I am still not quite there yet, but one thing has become more clear to me: I really like "following" pretty girls (on the internet or with my eyes in "RL"). What do we do about that? How do we properly respond to beauty?

In college this became an obsession of mine for a while. I wrote such sappy things as:

Someday, somehow, someway allow for me to gaze on you.
No one is as beautiful as you, the fabled few.
Men write songs and poetry, paint pictures, conquer gods
All for you, your sympathy, your smiles, and your nods.
I know not what to think or do when I see you walk by;
Men as tough as iron break down, they weep and cry.
Pity us, but mortal men, fallen, by the way,
So now we have nothing to do; even less to say.

Oh pass again before us
That we may all concur
That you are truly pretty,
You, and her, and her.
So many charming women,
And girls, oh to be sure,
Soft like new-made velvet;
A scent like rose or myrrh.

The longing that I know so well is deeper than your face,
But the beauty there beheld is a mirror for that grace.
You cannot know the every time that I have sought you out,
And tried with all that I could do to restrain the shout
That would exclaim your many charms, and desired traits.
Oh what a cruel world that leaves us in such states.
A fallen world we live in, and it bequeaths this pain
That sears within our souls when beauty touches stain.
Oh for better words, for flowing songs and melodies,
For something I could say or do to charm these very trees,
For all this you daily do, in that precious, youthful way.
I see you oh so rarely, but how I bless that day!
Again I say it's painful to be with you or no.
Absence makes forgetful, or the longing grow.
Alas, alack! Oh who can say, what I am to do,
For something more than love draws me more to you.
Not that I would have your hand, or even your fond touch,
But if innocence could kiss, I'd like that very much.
Curse lust that burns in passion, for that I would not feel.
Rather, I'm enamored, but more than that, it's real.
There's something in the way you are that shines upon the soul.
Like heaven on this moral coil, you seem to be so whole.
And yet you are so fragile, in need of love and care,
And so you are approachable, and I can meet you there.
Remember you're desired, much more than I can write.
I wish I knew what this is called when one weeps in delight.

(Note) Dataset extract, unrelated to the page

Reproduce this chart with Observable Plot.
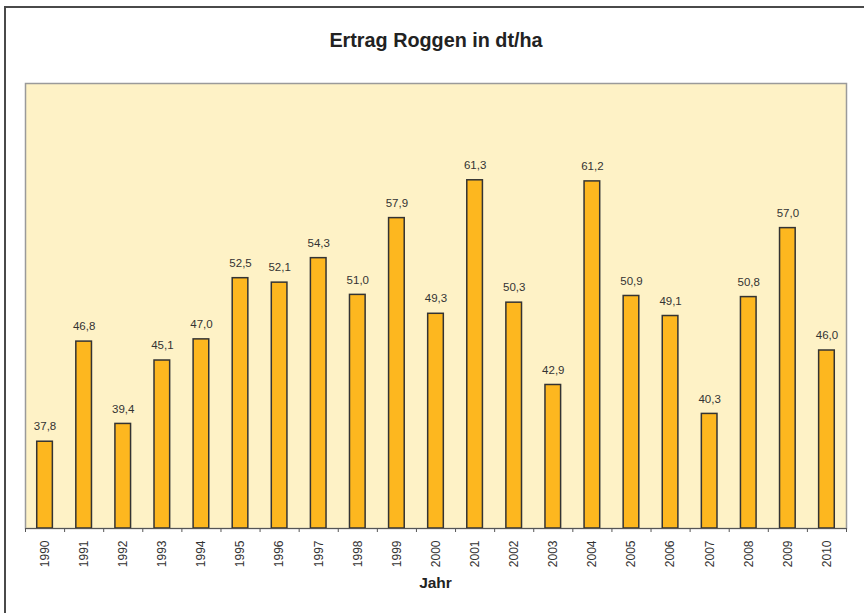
<!DOCTYPE html>
<html>
<head>
<meta charset="utf-8">
<script src="https://cdn.jsdelivr.net/npm/d3@7"></script>
<script src="https://cdn.jsdelivr.net/npm/@observablehq/plot@0.6"></script>
<style>
  html, body { margin: 0; padding: 0; background: #fff; overflow: hidden; }
  #wrap { position: relative; width: 864px; height: 613px; overflow: hidden; font-family: "Liberation Sans", Arial, sans-serif; }
  #border { position: absolute; left: 4px; top: 6px; width: 900px; height: 700px; border-left: 2px solid #4a4a4a; border-top: 2px solid #4a4a4a; }
  #title { position: absolute; left: 0; width: 872px; top: 29px; text-align: center; font-weight: bold; font-size: 19.8px; color: #222; }
  #xlabel { position: absolute; left: 0; width: 871px; top: 574px; text-align: center; font-weight: bold; font-size: 15.5px; color: #222; }
  #chart { position: absolute; left: 0; top: 0; }
</style>
</head>
<body>
<div id="wrap">
  <div id="border"></div>
  <div id="chart"></div>
  <div id="title">Ertrag Roggen in dt/ha</div>
  <div id="xlabel">Jahr</div>
</div>
<script>
const years = [1990, 1991, 1992, 1993, 1994, 1995, 1996, 1997, 1998, 1999, 2000,
               2001, 2002, 2003, 2004, 2005, 2006, 2007, 2008, 2009, 2010];
const ertrag = [37.8, 46.8, 39.4, 45.1, 47.0, 52.5, 52.1, 54.3, 51.0, 57.9, 49.3,
                61.3, 50.3, 42.9, 61.2, 50.9, 49.1, 40.3, 50.8, 57.0, 46.0];
const yDomain = [30, 70];

const data = years.map((year, i) => ({year, value: ertrag[i]}));
const boundaries = [...years.map(y => y - 0.5), years[years.length - 1] + 0.5];
const fmt = v => v.toFixed(1).replace(".", ",");
const half = 0.2;

const chart = Plot.plot({
  width: 864,
  height: 613,
  marginLeft: 25,
  marginRight: 18,
  marginTop: 83,
  marginBottom: 85,
  style: { fontFamily: "Liberation Sans, Arial, sans-serif", background: "transparent", overflow: "visible" },
  x: { type: "linear", domain: [years[0] - 0.5, years[years.length - 1] + 0.5] },
  y: { domain: yDomain, axis: null },
  marks: [
    Plot.frame({ fill: "#FEF2C6", stroke: "#9a9a9a", strokeWidth: 1.5 }),
    Plot.rectY(data, {
      x1: d => d.year - half, x2: d => d.year + half,
      y1: yDomain[0], y2: "value",
      fill: "#FDB71F", stroke: "#333", strokeWidth: 1.5
    }),
    Plot.text(data, {
      x: "year", y: "value", text: d => fmt(d.value),
      dy: -15, fontSize: 11.5, fill: "#333"
    }),
    Plot.ruleY([yDomain[0]], { stroke: "#555", strokeWidth: 1.2 }),
    Plot.axisX({ ticks: boundaries, tickSize: 4, tickFormat: () => "", stroke: "#555", label: null }),
    Plot.axisX({ ticks: years, tickSize: 0, tickPadding: 12, tickRotate: -90, tickFormat: d => String(d),
                 fontSize: 12, fill: "#333", label: null })
  ]
});
document.getElementById("chart").appendChild(chart);
</script>
</body>
</html>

I love re-reading those poems because they get at that raw emotion I experience when I see pretty girls I really like. The question remains unanswered to this day. But it is an important one that others have noted as well. I've been slowly reading through "Captivating" by the Eldredges and the entire book is devoted to the point that women were made to be, believe it or not, captivating. I haven't gotten very far yet, but the already it is dripping with the need to be noticed, appreciated, longed for, loved and, yes, even looked at.

I like pretty girls. I like looking at them too.

But am I then captive to lust? Am I merely another "dirty old man" [shoot, I have a great link, but it is far too inappropriate] who likes leering at little ladies? I admit that I am, at times, but more often than not I am just trying to "drink in" beauty. As we argue in our book, this is far more likely to be the case. The problem is that without a proper response to the properly captivating girls around us we often find ourselves captive... either to lust, legalism, or lying.

I like pretty girls. I wish I could figure out a better way to say that both in pen and in life.